Jocelyne Coster, l’itinérante
… Et au "Mouvement perpétuel",une roue de 2 mètres de diamètre dont les 84 gradients représentent l’espérance de vie la plus élevée de la planète, avec inscrite sur son anneau une portion de carte de l’hémisphère nord, lieu de ce privilège : l’objet, "ludique et didactique", note Vincent Cartuyvels, "évoque la géographie, l ‘état de la planète et des rapports nord/sud; il parle du corps humain, du nombre d’or et du mouvement perpétuel". Il nous invite à nous inscrire, y compris politiquement, dans les traces du globe et du corps ! Dans la Chapelle de Boondael, évoquée en commençant, cette roue occupait le milieu de la salle tandis que les murs et les sols ex-posaient les traces de mains et de pieds qui avaient provoqué mon saisissement ou plutôt mon dessaisissement initial…
... La découverte de l'inconnu n'est pas l'apanage de Sindbad, d'Erik le
Rouge ou de Copernic.

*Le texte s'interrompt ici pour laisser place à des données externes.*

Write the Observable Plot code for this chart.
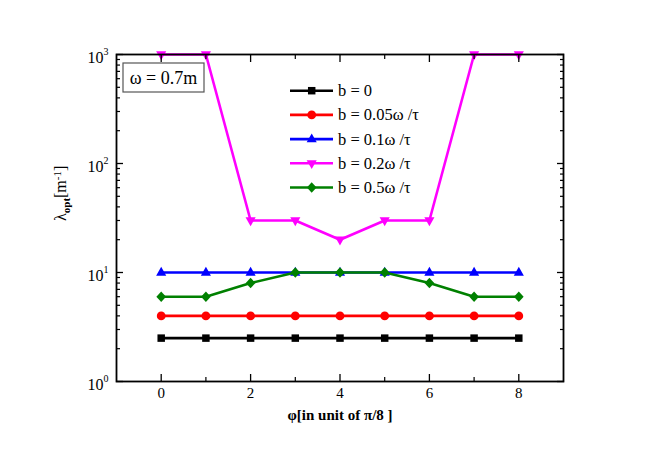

Il n'y a pas d'homme qui ne soit un découvreur.
On commence par découvrir l'amer, le salé, le concave, le lisse, le rêche,
les sept couleurs de l'arc-enn-ciel et les vingt six lettres de l'alphabet;
puis on passe aux visages, aux cartes géographiques, aux animaux et aux
astres; on termine par le doute ou la foi et par la certitude totale de sa
propre ignorance....
Jorge-Luis Borgès, cité par Jocelyne Coster
Jocelyne Coster n’aura cessé et ne cesse de nous sérigraphier les traces qui nous inscrivent dans le monde, comme le faisaient déjà depuis la préhistoire les artistes ou les chamans - deux mots qui leur sont appliqués de façon anachronique - dont nous voyons encore sur des parois de caverne la main en négatif. A l’étrangeté s’ajoute alors l’émotion de recevoir pareil message muet infiniment humain. Avec cette œuvre contemporaine, ce sont elles, décidément, étrangeté, émotion, que nous recevons à nouveau, autrement, en partage visible de l’invu.